AIM >> Type out the complete listing below word for word, without its pictures.

SOURCE MATERIAL >>
--------
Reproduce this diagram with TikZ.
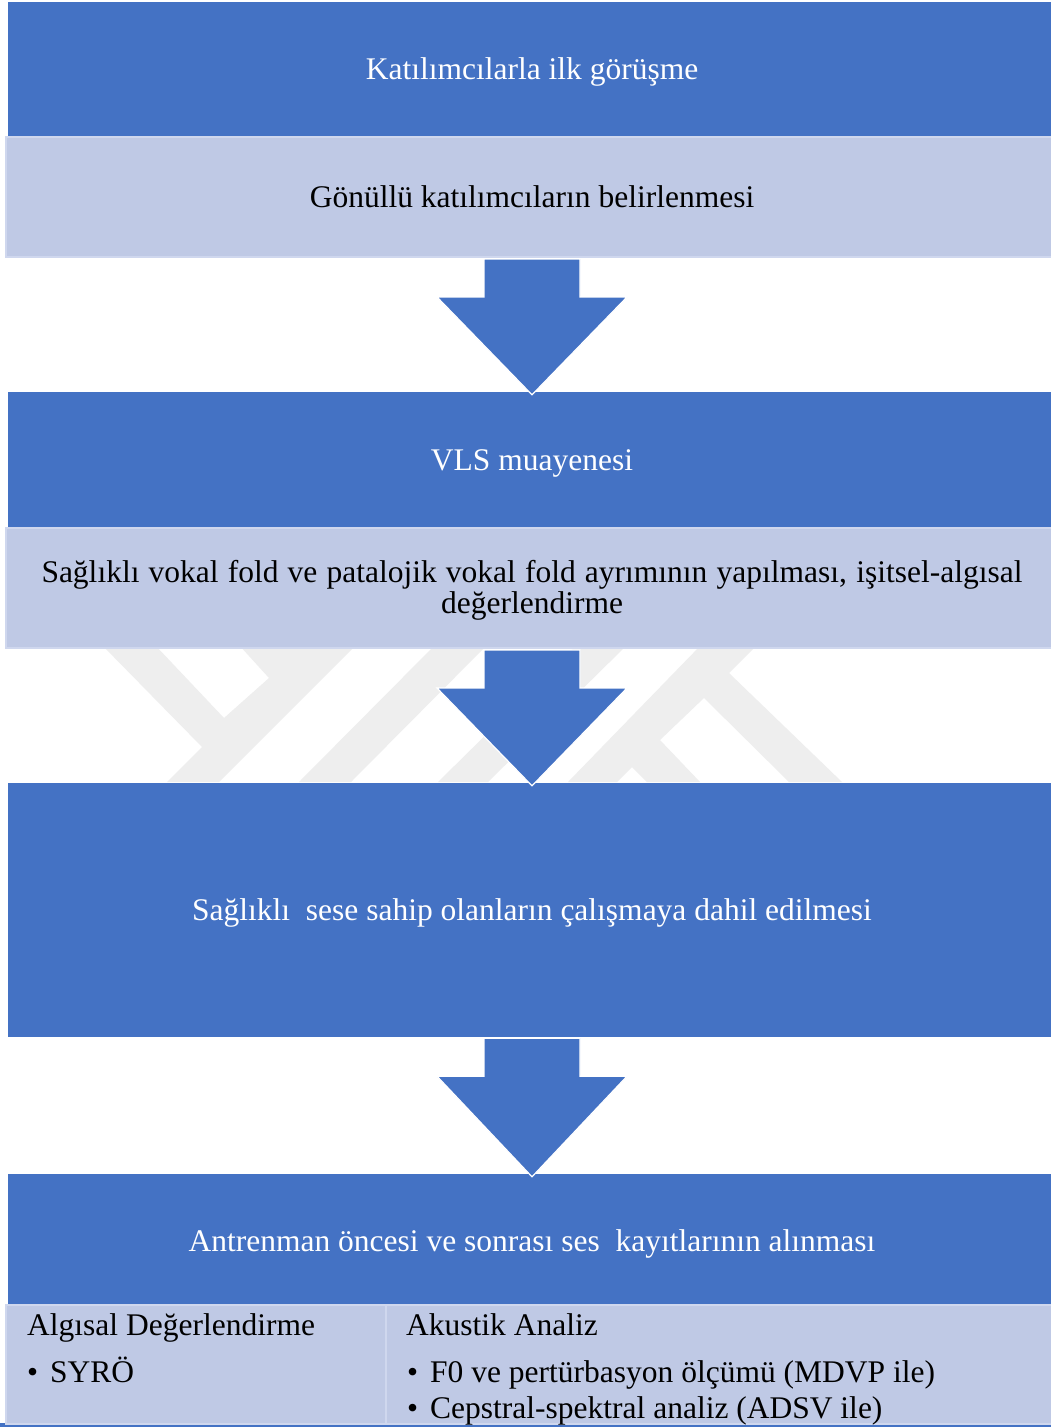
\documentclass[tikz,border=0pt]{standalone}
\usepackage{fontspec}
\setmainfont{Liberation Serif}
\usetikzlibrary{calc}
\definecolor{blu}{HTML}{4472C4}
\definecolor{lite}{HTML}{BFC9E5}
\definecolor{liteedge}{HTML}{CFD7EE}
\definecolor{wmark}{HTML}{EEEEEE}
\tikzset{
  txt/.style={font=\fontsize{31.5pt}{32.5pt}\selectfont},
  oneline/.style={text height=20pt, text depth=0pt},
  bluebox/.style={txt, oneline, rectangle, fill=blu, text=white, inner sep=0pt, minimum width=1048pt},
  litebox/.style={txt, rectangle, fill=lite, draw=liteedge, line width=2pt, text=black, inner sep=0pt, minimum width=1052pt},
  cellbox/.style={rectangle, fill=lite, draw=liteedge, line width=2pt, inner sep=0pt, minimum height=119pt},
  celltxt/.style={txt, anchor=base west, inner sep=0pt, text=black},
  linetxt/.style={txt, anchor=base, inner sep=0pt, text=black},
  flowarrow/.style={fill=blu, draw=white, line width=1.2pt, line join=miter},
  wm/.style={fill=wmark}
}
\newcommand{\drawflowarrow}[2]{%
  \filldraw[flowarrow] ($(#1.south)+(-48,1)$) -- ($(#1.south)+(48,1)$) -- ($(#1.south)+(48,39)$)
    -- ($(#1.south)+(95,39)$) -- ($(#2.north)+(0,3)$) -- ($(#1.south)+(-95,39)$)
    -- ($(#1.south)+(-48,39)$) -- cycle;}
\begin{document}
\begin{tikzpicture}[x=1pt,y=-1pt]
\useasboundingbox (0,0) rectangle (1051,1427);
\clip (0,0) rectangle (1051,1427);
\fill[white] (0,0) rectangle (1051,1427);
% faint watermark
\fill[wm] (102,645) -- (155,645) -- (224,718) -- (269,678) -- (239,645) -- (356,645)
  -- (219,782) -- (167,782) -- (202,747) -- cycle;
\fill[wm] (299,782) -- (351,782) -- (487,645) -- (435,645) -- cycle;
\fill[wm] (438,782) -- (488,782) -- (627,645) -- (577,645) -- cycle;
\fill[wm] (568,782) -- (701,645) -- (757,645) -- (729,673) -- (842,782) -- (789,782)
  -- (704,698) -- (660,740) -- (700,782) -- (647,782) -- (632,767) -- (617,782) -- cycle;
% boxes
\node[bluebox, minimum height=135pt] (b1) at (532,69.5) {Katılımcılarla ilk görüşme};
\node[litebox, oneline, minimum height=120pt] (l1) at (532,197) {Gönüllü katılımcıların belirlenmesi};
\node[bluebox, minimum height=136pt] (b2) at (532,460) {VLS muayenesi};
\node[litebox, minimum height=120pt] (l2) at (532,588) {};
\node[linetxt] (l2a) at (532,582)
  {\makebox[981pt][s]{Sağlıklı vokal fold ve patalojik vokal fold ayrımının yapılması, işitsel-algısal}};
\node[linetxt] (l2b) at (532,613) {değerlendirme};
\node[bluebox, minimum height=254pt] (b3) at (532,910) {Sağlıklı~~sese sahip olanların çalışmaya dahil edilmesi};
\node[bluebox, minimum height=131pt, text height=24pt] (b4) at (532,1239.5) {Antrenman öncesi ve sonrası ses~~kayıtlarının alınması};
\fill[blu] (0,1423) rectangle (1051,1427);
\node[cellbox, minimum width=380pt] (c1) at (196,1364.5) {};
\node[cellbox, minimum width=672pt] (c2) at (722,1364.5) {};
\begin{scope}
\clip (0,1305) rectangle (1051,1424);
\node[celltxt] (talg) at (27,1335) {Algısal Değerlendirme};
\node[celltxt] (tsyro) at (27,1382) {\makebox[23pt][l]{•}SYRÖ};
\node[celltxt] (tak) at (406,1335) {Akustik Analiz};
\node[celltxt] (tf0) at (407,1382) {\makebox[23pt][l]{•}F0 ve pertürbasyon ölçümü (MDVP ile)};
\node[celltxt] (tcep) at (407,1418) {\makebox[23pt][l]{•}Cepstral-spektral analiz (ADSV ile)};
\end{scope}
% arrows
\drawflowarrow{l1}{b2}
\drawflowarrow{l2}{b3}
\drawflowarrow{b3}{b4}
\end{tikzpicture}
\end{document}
--------
FULL ANSWER >>
Reproduce this diagram with TikZ.
\documentclass[tikz,border=0pt]{standalone}
\usepackage{fontspec}
\setmainfont{Liberation Serif}
\usetikzlibrary{calc}
\definecolor{blu}{HTML}{4472C4}
\definecolor{lite}{HTML}{BFC9E5}
\definecolor{liteedge}{HTML}{CFD7EE}
\definecolor{wmark}{HTML}{EEEEEE}
\tikzset{
  txt/.style={font=\fontsize{31.5pt}{32.5pt}\selectfont},
  oneline/.style={text height=20pt, text depth=0pt},
  bluebox/.style={txt, oneline, rectangle, fill=blu, text=white, inner sep=0pt, minimum width=1048pt},
  litebox/.style={txt, rectangle, fill=lite, draw=liteedge, line width=2pt, text=black, inner sep=0pt, minimum width=1052pt},
  cellbox/.style={rectangle, fill=lite, draw=liteedge, line width=2pt, inner sep=0pt, minimum height=119pt},
  celltxt/.style={txt, anchor=base west, inner sep=0pt, text=black},
  linetxt/.style={txt, anchor=base, inner sep=0pt, text=black},
  flowarrow/.style={fill=blu, draw=white, line width=1.2pt, line join=miter},
  wm/.style={fill=wmark}
}
\newcommand{\drawflowarrow}[2]{%
  \filldraw[flowarrow] ($(#1.south)+(-48,1)$) -- ($(#1.south)+(48,1)$) -- ($(#1.south)+(48,39)$)
    -- ($(#1.south)+(95,39)$) -- ($(#2.north)+(0,3)$) -- ($(#1.south)+(-95,39)$)
    -- ($(#1.south)+(-48,39)$) -- cycle;}
\begin{document}
\begin{tikzpicture}[x=1pt,y=-1pt]
\useasboundingbox (0,0) rectangle (1051,1427);
\clip (0,0) rectangle (1051,1427);
\fill[white] (0,0) rectangle (1051,1427);
% faint watermark
\fill[wm] (102,645) -- (155,645) -- (224,718) -- (269,678) -- (239,645) -- (356,645)
  -- (219,782) -- (167,782) -- (202,747) -- cycle;
\fill[wm] (299,782) -- (351,782) -- (487,645) -- (435,645) -- cycle;
\fill[wm] (438,782) -- (488,782) -- (627,645) -- (577,645) -- cycle;
\fill[wm] (568,782) -- (701,645) -- (757,645) -- (729,673) -- (842,782) -- (789,782)
  -- (704,698) -- (660,740) -- (700,782) -- (647,782) -- (632,767) -- (617,782) -- cycle;
% boxes
\node[bluebox, minimum height=135pt] (b1) at (532,69.5) {Katılımcılarla ilk görüşme};
\node[litebox, oneline, minimum height=120pt] (l1) at (532,197) {Gönüllü katılımcıların belirlenmesi};
\node[bluebox, minimum height=136pt] (b2) at (532,460) {VLS muayenesi};
\node[litebox, minimum height=120pt] (l2) at (532,588) {};
\node[linetxt] (l2a) at (532,582)
  {\makebox[981pt][s]{Sağlıklı vokal fold ve patalojik vokal fold ayrımının yapılması, işitsel-algısal}};
\node[linetxt] (l2b) at (532,613) {değerlendirme};
\node[bluebox, minimum height=254pt] (b3) at (532,910) {Sağlıklı~~sese sahip olanların çalışmaya dahil edilmesi};
\node[bluebox, minimum height=131pt, text height=24pt] (b4) at (532,1239.5) {Antrenman öncesi ve sonrası ses~~kayıtlarının alınması};
\fill[blu] (0,1423) rectangle (1051,1427);
\node[cellbox, minimum width=380pt] (c1) at (196,1364.5) {};
\node[cellbox, minimum width=672pt] (c2) at (722,1364.5) {};
\begin{scope}
\clip (0,1305) rectangle (1051,1424);
\node[celltxt] (talg) at (27,1335) {Algısal Değerlendirme};
\node[celltxt] (tsyro) at (27,1382) {\makebox[23pt][l]{•}SYRÖ};
\node[celltxt] (tak) at (406,1335) {Akustik Analiz};
\node[celltxt] (tf0) at (407,1382) {\makebox[23pt][l]{•}F0 ve pertürbasyon ölçümü (MDVP ile)};
\node[celltxt] (tcep) at (407,1418) {\makebox[23pt][l]{•}Cepstral-spektral analiz (ADSV ile)};
\end{scope}
% arrows
\drawflowarrow{l1}{b2}
\drawflowarrow{l2}{b3}
\drawflowarrow{b3}{b4}
\end{tikzpicture}
\end{document}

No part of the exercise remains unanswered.